Opinion
December 8, 1950.
Appeal from the Circuit Court, Dade County, Stanley Milledge, J.
Dixon, DeJarnette Bradford, Miami, for appellants.
Cushman, Woodard Gotthardt, Miami, for appellees.
The plaintiffs, appellees here, sued the defendant-appellants in the court below to recover for injuries sustained by Mrs. Feigen, one of the plaintiffs, when she fell on a stairway in defendants' hotel. The proximate cause of her injuries was alleged to be that "defendants carelessly and negligently failed to provide lights or emergency lights for said stairways, together with a separate service for such emergency lights" as required by the rules and regulations of the State Hotel Commission. From a verdict and judgment for the plaintiffs, the defendants have appealed.
It appears that, at about dinner time on the evening in question, the elevator was not working due to a power shortage, and that the plaintiffs, together with several other guests, were compelled to use the stairway in descending to the ground-floor dining room of the hotel. The over-load on the power system also resulted in a dimming of the lights in the hotel, and the stairway was, at least, poorly lighted and, according to some witnesses, it was "pitch black."
Mrs. Feigen, who had a room on the third floor, successfully negotiated the stairway between the third and second floors, but stumbled and fell shortly before reaching the first floor.

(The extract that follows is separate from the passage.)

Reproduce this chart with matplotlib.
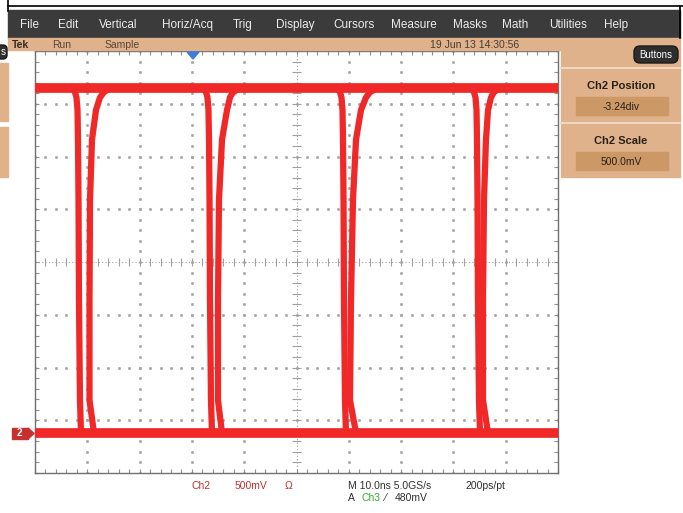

The defendants moved for a directed verdict at the close of plaintiffs' case and again at the close of the entire case, which motions were denied, and the cause was submitted to the jury solely on the question of whether the defendants were guilty of negligence, as charged. The trial judge charged the jury fully and clearly on this issue, but withdrew from the jury the question of Mrs. Feigen's contributory negligence, on the ground that "Mr. and Mrs. Feigen were not required to remain in their room when the elevator stopped running, and they cannot be held to be guilty of contributory negligence in attempting to use the stairway." This was error.
It is conceivable that the exigencies of some situations might authorize a trial judge to withdraw from the jury the question of plaintiff's contributory negligence in proceeding down an unlighted stairway, but no such emergency is here apparent. Nor, on the other hand, can it be said that, as a matter of law, Mrs. Feigen was guilty of contributory negligence in so proceeding. It is true that Mrs. Feigen made no effort to obtain a flashlight, or candles, or any other means of illumination, but it is also true that other guests were proceeding down the stairs, both in front of her, and behind her, and that this stairway was the only means of descending to the first floor when the elevator was not working. We think that the circumstances here presented bring this case within the general rule that contributory negligence is a question for the jury. See Felshin v. Sir, 149 Fla. 218, 5 So.2d 600, 602; Steele v. Independent Fish Co., Inc., 152 Fla. 739, 13 So.2d 14; Turner v. Modern Beauty Supply Co., Inc., 152 Fla. 3, 10 So.2d 488.
Since it is unnecessary, we will not discuss the other questions argued on this appeal.
For the reasons stated, the judgment is reversed and the cause remanded.
ADAMS, C.J., and TERRELL and THOMAS, JJ., concur.